==== Provided material

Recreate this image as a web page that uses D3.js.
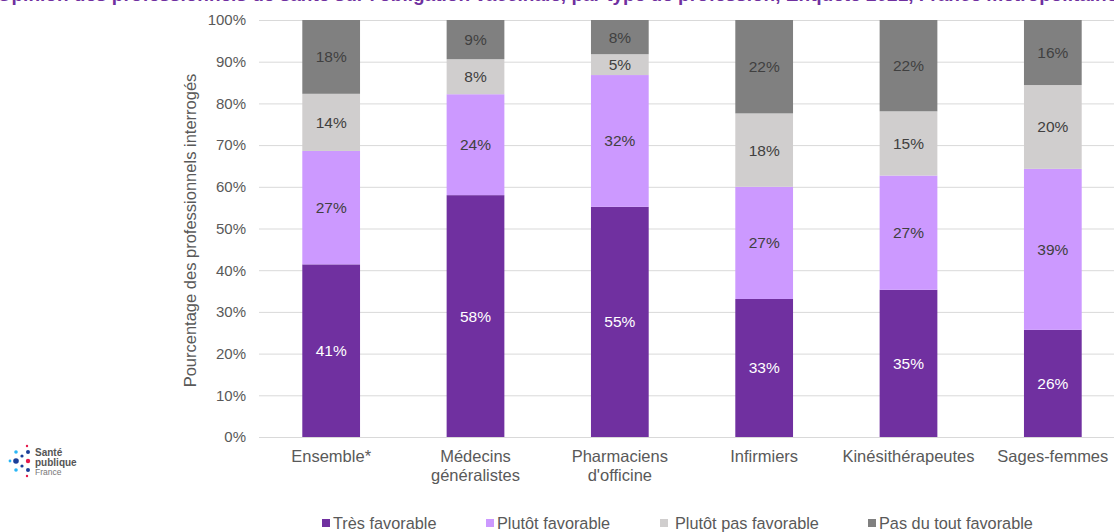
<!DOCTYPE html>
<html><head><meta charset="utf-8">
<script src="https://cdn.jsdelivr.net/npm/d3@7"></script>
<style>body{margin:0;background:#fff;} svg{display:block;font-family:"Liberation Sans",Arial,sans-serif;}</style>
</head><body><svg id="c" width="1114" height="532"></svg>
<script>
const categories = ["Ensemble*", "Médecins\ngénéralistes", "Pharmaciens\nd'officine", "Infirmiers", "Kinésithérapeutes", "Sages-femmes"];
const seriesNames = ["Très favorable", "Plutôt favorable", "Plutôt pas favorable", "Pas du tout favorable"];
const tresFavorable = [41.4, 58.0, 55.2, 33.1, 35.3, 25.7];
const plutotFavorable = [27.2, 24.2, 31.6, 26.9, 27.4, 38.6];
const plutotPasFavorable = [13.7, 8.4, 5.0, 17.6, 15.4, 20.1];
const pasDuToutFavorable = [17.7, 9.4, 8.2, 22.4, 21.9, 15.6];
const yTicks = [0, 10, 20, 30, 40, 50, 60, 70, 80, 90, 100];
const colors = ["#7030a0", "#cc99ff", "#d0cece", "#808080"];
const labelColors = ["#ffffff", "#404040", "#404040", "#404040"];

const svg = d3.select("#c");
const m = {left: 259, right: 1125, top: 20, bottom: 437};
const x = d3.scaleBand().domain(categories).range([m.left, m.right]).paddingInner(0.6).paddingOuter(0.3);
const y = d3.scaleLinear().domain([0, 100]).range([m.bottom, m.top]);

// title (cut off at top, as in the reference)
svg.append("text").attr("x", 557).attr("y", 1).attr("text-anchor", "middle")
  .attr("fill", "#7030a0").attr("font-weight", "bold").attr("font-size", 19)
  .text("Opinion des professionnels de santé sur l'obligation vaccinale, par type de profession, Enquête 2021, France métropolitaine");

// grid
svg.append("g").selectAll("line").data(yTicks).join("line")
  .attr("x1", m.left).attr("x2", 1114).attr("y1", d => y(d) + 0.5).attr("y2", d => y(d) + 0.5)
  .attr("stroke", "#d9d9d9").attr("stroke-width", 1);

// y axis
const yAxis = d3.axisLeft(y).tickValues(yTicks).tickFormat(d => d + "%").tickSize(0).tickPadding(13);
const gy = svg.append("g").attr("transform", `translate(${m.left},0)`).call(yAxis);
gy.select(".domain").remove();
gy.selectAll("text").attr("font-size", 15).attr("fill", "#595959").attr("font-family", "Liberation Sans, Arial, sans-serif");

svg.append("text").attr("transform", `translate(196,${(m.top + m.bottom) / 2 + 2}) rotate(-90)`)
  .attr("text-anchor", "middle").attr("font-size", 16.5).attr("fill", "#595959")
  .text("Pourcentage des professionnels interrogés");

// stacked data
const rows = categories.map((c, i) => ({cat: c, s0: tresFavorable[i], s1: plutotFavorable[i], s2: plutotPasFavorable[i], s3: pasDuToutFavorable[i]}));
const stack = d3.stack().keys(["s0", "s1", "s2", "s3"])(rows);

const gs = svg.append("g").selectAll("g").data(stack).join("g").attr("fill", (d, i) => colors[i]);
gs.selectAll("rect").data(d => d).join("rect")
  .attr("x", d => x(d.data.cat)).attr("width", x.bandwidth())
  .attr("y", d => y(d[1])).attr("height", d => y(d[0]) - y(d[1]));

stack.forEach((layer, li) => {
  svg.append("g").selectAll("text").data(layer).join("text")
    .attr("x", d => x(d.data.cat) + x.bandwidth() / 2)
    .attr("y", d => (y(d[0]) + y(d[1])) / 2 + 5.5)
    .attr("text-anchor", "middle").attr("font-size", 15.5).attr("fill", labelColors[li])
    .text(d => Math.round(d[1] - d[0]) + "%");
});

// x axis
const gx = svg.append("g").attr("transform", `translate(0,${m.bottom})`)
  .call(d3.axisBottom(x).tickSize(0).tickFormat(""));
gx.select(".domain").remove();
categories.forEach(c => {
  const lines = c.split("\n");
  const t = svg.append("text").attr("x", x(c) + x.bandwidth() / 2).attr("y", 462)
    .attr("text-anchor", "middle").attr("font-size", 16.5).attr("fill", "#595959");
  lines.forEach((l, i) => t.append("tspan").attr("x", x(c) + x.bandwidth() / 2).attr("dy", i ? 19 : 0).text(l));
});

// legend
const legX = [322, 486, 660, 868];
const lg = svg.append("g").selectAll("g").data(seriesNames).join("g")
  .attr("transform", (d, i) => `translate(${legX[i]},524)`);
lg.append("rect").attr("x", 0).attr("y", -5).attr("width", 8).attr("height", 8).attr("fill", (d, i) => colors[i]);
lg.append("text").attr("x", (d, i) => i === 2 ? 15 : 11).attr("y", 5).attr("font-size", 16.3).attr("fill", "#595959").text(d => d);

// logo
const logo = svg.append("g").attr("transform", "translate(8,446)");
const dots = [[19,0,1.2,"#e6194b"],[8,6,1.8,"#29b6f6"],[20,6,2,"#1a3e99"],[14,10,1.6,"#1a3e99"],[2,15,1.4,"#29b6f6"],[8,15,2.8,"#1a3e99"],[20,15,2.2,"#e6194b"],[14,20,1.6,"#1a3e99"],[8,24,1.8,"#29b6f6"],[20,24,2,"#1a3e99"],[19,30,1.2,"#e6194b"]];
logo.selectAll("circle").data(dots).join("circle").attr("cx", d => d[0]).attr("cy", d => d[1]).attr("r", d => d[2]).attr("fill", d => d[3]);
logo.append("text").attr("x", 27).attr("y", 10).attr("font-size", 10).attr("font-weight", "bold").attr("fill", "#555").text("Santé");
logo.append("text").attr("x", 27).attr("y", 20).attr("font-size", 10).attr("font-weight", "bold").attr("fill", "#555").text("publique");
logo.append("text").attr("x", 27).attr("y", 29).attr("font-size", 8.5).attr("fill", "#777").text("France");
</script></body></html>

========

§ **The problem**
Write out the material above once more, exactly as it reads, with no pictures.

§ **Reply**
Recreate this image as a web page that uses D3.js.
<!DOCTYPE html>
<html><head><meta charset="utf-8">
<script src="https://cdn.jsdelivr.net/npm/d3@7"></script>
<style>body{margin:0;background:#fff;} svg{display:block;font-family:"Liberation Sans",Arial,sans-serif;}</style>
</head><body><svg id="c" width="1114" height="532"></svg>
<script>
const categories = ["Ensemble*", "Médecins\ngénéralistes", "Pharmaciens\nd'officine", "Infirmiers", "Kinésithérapeutes", "Sages-femmes"];
const seriesNames = ["Très favorable", "Plutôt favorable", "Plutôt pas favorable", "Pas du tout favorable"];
const tresFavorable = [41.4, 58.0, 55.2, 33.1, 35.3, 25.7];
const plutotFavorable = [27.2, 24.2, 31.6, 26.9, 27.4, 38.6];
const plutotPasFavorable = [13.7, 8.4, 5.0, 17.6, 15.4, 20.1];
const pasDuToutFavorable = [17.7, 9.4, 8.2, 22.4, 21.9, 15.6];
const yTicks = [0, 10, 20, 30, 40, 50, 60, 70, 80, 90, 100];
const colors = ["#7030a0", "#cc99ff", "#d0cece", "#808080"];
const labelColors = ["#ffffff", "#404040", "#404040", "#404040"];

const svg = d3.select("#c");
const m = {left: 259, right: 1125, top: 20, bottom: 437};
const x = d3.scaleBand().domain(categories).range([m.left, m.right]).paddingInner(0.6).paddingOuter(0.3);
const y = d3.scaleLinear().domain([0, 100]).range([m.bottom, m.top]);

// title (cut off at top, as in the reference)
svg.append("text").attr("x", 557).attr("y", 1).attr("text-anchor", "middle")
  .attr("fill", "#7030a0").attr("font-weight", "bold").attr("font-size", 19)
  .text("Opinion des professionnels de santé sur l'obligation vaccinale, par type de profession, Enquête 2021, France métropolitaine");

// grid
svg.append("g").selectAll("line").data(yTicks).join("line")
  .attr("x1", m.left).attr("x2", 1114).attr("y1", d => y(d) + 0.5).attr("y2", d => y(d) + 0.5)
  .attr("stroke", "#d9d9d9").attr("stroke-width", 1);

// y axis
const yAxis = d3.axisLeft(y).tickValues(yTicks).tickFormat(d => d + "%").tickSize(0).tickPadding(13);
const gy = svg.append("g").attr("transform", `translate(${m.left},0)`).call(yAxis);
gy.select(".domain").remove();
gy.selectAll("text").attr("font-size", 15).attr("fill", "#595959").attr("font-family", "Liberation Sans, Arial, sans-serif");

svg.append("text").attr("transform", `translate(196,${(m.top + m.bottom) / 2 + 2}) rotate(-90)`)
  .attr("text-anchor", "middle").attr("font-size", 16.5).attr("fill", "#595959")
  .text("Pourcentage des professionnels interrogés");

// stacked data
const rows = categories.map((c, i) => ({cat: c, s0: tresFavorable[i], s1: plutotFavorable[i], s2: plutotPasFavorable[i], s3: pasDuToutFavorable[i]}));
const stack = d3.stack().keys(["s0", "s1", "s2", "s3"])(rows);

const gs = svg.append("g").selectAll("g").data(stack).join("g").attr("fill", (d, i) => colors[i]);
gs.selectAll("rect").data(d => d).join("rect")
  .attr("x", d => x(d.data.cat)).attr("width", x.bandwidth())
  .attr("y", d => y(d[1])).attr("height", d => y(d[0]) - y(d[1]));

stack.forEach((layer, li) => {
  svg.append("g").selectAll("text").data(layer).join("text")
    .attr("x", d => x(d.data.cat) + x.bandwidth() / 2)
    .attr("y", d => (y(d[0]) + y(d[1])) / 2 + 5.5)
    .attr("text-anchor", "middle").attr("font-size", 15.5).attr("fill", labelColors[li])
    .text(d => Math.round(d[1] - d[0]) + "%");
});

// x axis
const gx = svg.append("g").attr("transform", `translate(0,${m.bottom})`)
  .call(d3.axisBottom(x).tickSize(0).tickFormat(""));
gx.select(".domain").remove();
categories.forEach(c => {
  const lines = c.split("\n");
  const t = svg.append("text").attr("x", x(c) + x.bandwidth() / 2).attr("y", 462)
    .attr("text-anchor", "middle").attr("font-size", 16.5).attr("fill", "#595959");
  lines.forEach((l, i) => t.append("tspan").attr("x", x(c) + x.bandwidth() / 2).attr("dy", i ? 19 : 0).text(l));
});

// legend
const legX = [322, 486, 660, 868];
const lg = svg.append("g").selectAll("g").data(seriesNames).join("g")
  .attr("transform", (d, i) => `translate(${legX[i]},524)`);
lg.append("rect").attr("x", 0).attr("y", -5).attr("width", 8).attr("height", 8).attr("fill", (d, i) => colors[i]);
lg.append("text").attr("x", (d, i) => i === 2 ? 15 : 11).attr("y", 5).attr("font-size", 16.3).attr("fill", "#595959").text(d => d);

// logo
const logo = svg.append("g").attr("transform", "translate(8,446)");
const dots = [[19,0,1.2,"#e6194b"],[8,6,1.8,"#29b6f6"],[20,6,2,"#1a3e99"],[14,10,1.6,"#1a3e99"],[2,15,1.4,"#29b6f6"],[8,15,2.8,"#1a3e99"],[20,15,2.2,"#e6194b"],[14,20,1.6,"#1a3e99"],[8,24,1.8,"#29b6f6"],[20,24,2,"#1a3e99"],[19,30,1.2,"#e6194b"]];
logo.selectAll("circle").data(dots).join("circle").attr("cx", d => d[0]).attr("cy", d => d[1]).attr("r", d => d[2]).attr("fill", d => d[3]);
logo.append("text").attr("x", 27).attr("y", 10).attr("font-size", 10).attr("font-weight", "bold").attr("fill", "#555").text("Santé");
logo.append("text").attr("x", 27).attr("y", 20).attr("font-size", 10).attr("font-weight", "bold").attr("fill", "#555").text("publique");
logo.append("text").attr("x", 27).attr("y", 29).attr("font-size", 8.5).attr("fill", "#777").text("France");
</script></body></html>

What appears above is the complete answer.